Admit it--this is pretty cool.

This is apparently how the date groves are watered in Saudi Arabia, where A. lived when he was young. It appears that young A. soaked up (geddit? soaked? HAAA) some lessons in irrigation during these formative years. So I predict that A. will be taking much more of an interest in the vegetable garden this year. At least as long as he gets to construct tunnels and dams in it.

Boys.

Monday, May 25, 2009

Remembrance

Please go read last year's Memorial Day post, and take your moment for reflection. Thank you.

Sunday, May 24, 2009

More Garden Stuff--BECAUSE YOU LOVE IT

And if you don't, humor me.

Yesterday I planted the purple cabbage plants. This involved digging up a patch of ground that hadn't been tilled, because there were some over-wintered spinach plants in there that I wasn't ready to pull out when the rest of the garden was tilled. But they were starting to bolt anyway (meaning go to seed, which is when they become bitter and inedible), so I yanked them out and dug up the area. It was really weedy, so I had to dig it up and pull all the weeds out, too. And they were really good weeds, like dandelions, which have tap roots that I'm pretty sure go to China. Fun!

BUT ANYWAY.

After the digging, hoeing, and raking were all completed, the purple cabbages went in.

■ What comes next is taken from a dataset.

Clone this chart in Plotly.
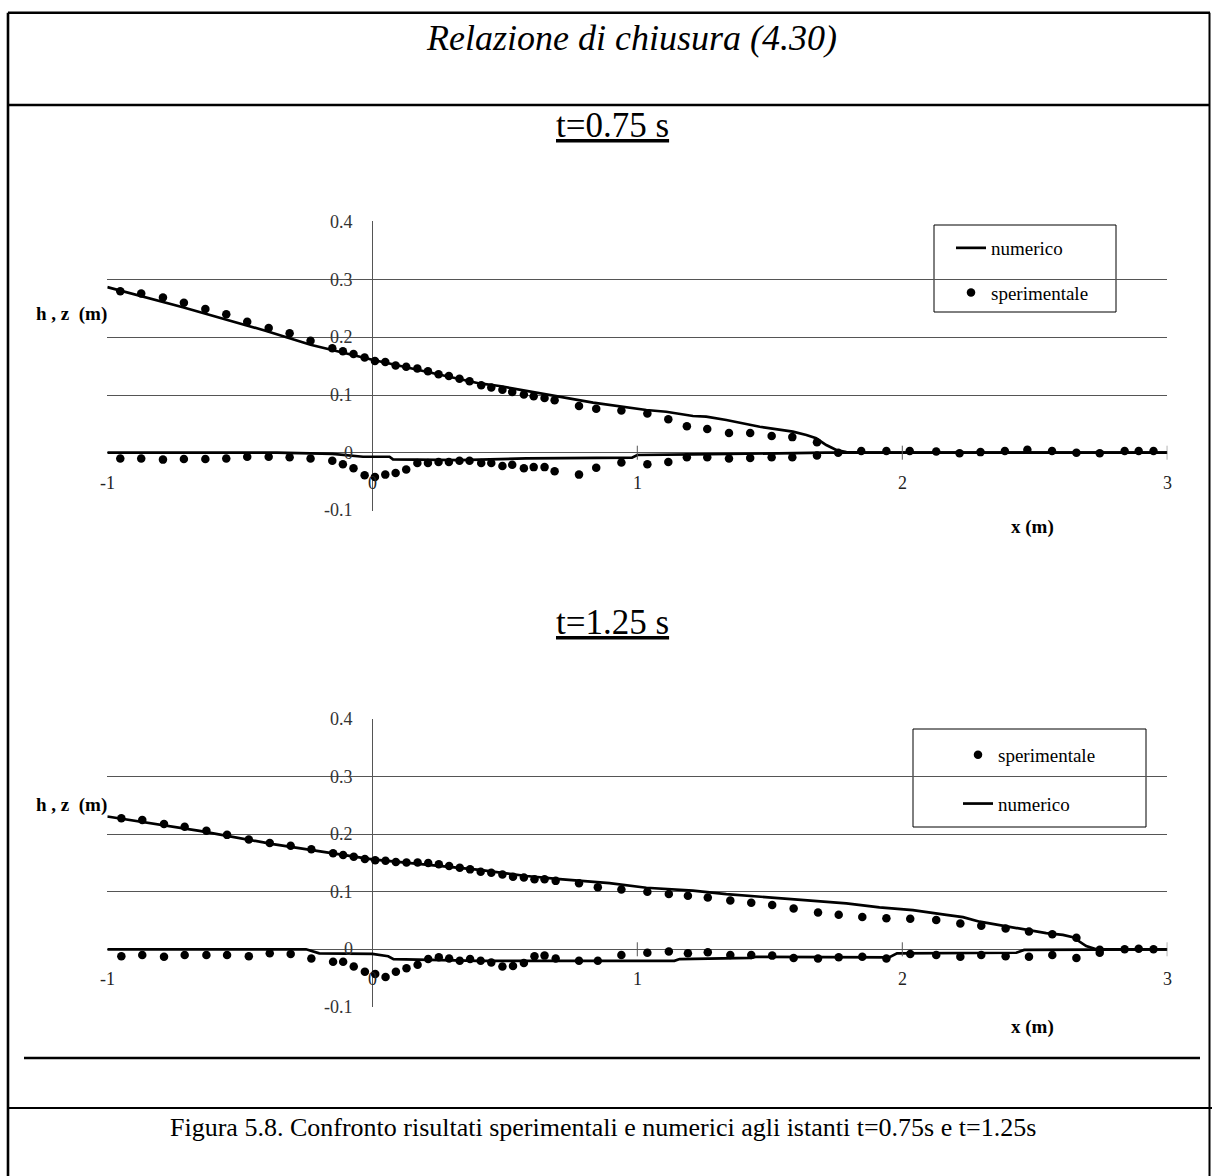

I left in one small chard plant that had been just starting to grow there, because I didn't have the heart to yank it out just as it started to get going. I'm such a sucker.

More than one person has asked me what kinds of tomatoes I put in. The varieties change every year, depending on what's caught our eye in the catalogs over the winter. We're impulse tomato seed buyers. Better than impulse car buyers or something, I guess. Anyway, this year, I have in Black Krim, Jet Star, Primetime, Giant Tree, Celebrity, Baby Cakes, Kellogg's Breakfast, Stupice, Roma, and San Marzano. And I'm not going to post all the descriptions of what those are, because A) I am too lazy to cut and paste that much, and B) I'm assuming most of you don't really care and those of you who do can look them up yourself.

So with that pleasant directive, I wish you a happy Sunday, duckies!